I sliced them all into thin rings, trying to keep them similar thicknesses. I hung most of the rings on the wooden chopsticks and put them in the oven on "Keep Warm". I think it may be too hot, sitting at 170f. Drying temperature is quite a bit cooler but it's all I have, so I used it. 











I put the rest of the rings in the window on a small wooden piece of dowel I had hanging around. I washed it first, of ocurse. I used a Farmer's Market display thing to hold it. (I have a LOT of Farmer's Market displays I have made in the past few years, just hanging around in the garage.)




The little pieces got chopped up and spread out of paper towels to dry. I have dried a lot of seeds and herbs this way in the past years, so I'm trying it with peppers. 

I kept the peppers in the oven for hours. I turned it off from time to time and just left them in there to dry. It works for meringue kisses...

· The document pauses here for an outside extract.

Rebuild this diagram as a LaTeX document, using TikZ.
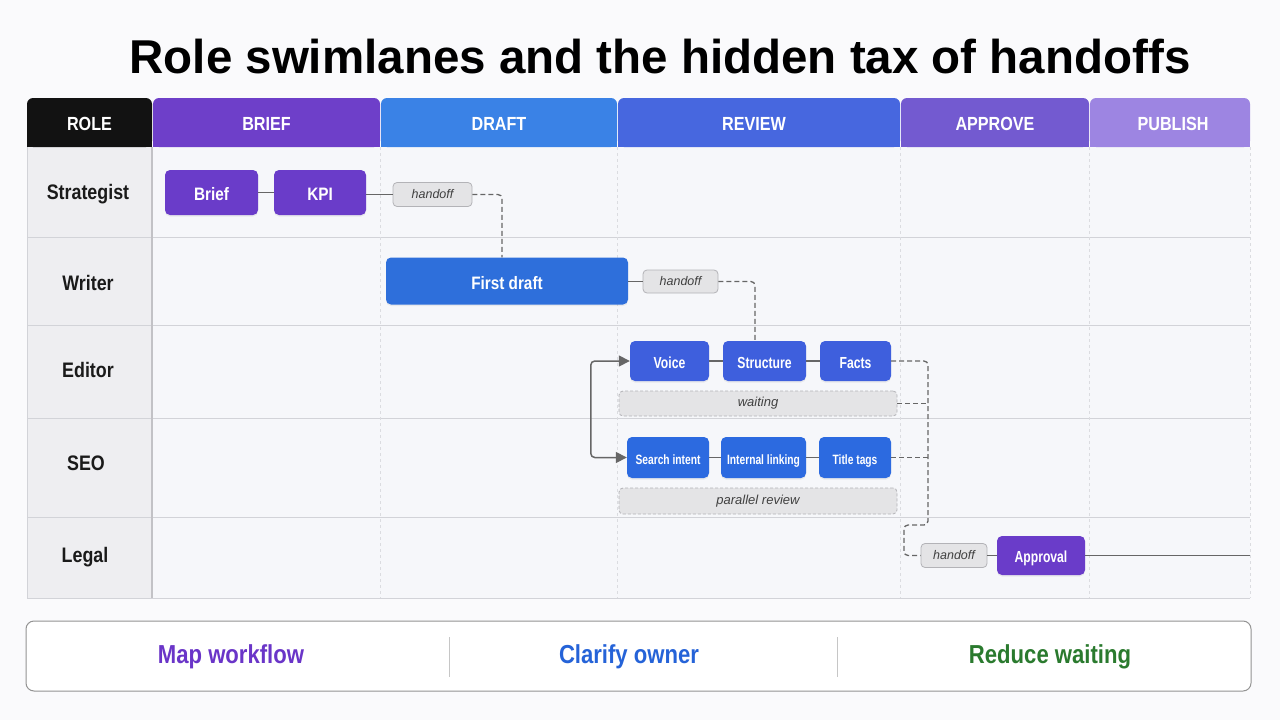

When I took them out to roast a chicken in the oven, they were still not quite crispy dry, so I just put them on my resin counter top to finish drying. They look kind of shriveled and dark. I think they look okay and they have gotten dryer and crispier over the evening. I may still leave them out until morning, just to make sure they are dry enough. Then crush them into a glass jar. Do they look okay? Too dark? What do you think? They look kind of overcooked to me, maybe "roasted"?

They don't look very appetizing, but then something dried never does. They sure do smell good! Very much like green bell peppers. Well, I don't think I'll do the oven thing again. I may stick with drying rings on a stick or a string in a sunny window.


Drying things in a vehicle on a sunny day works well too. I've done herbs like that. The truck smells wonderful on those days! ("Stinky!" is what hubby calls it...)

I'll post again with the results of the pepper rings on the stick in the sunny window, when they are ready.

We get our motorhome back from the garage on Saturday. I'll have to find a spot for drying things in there when we hit the road.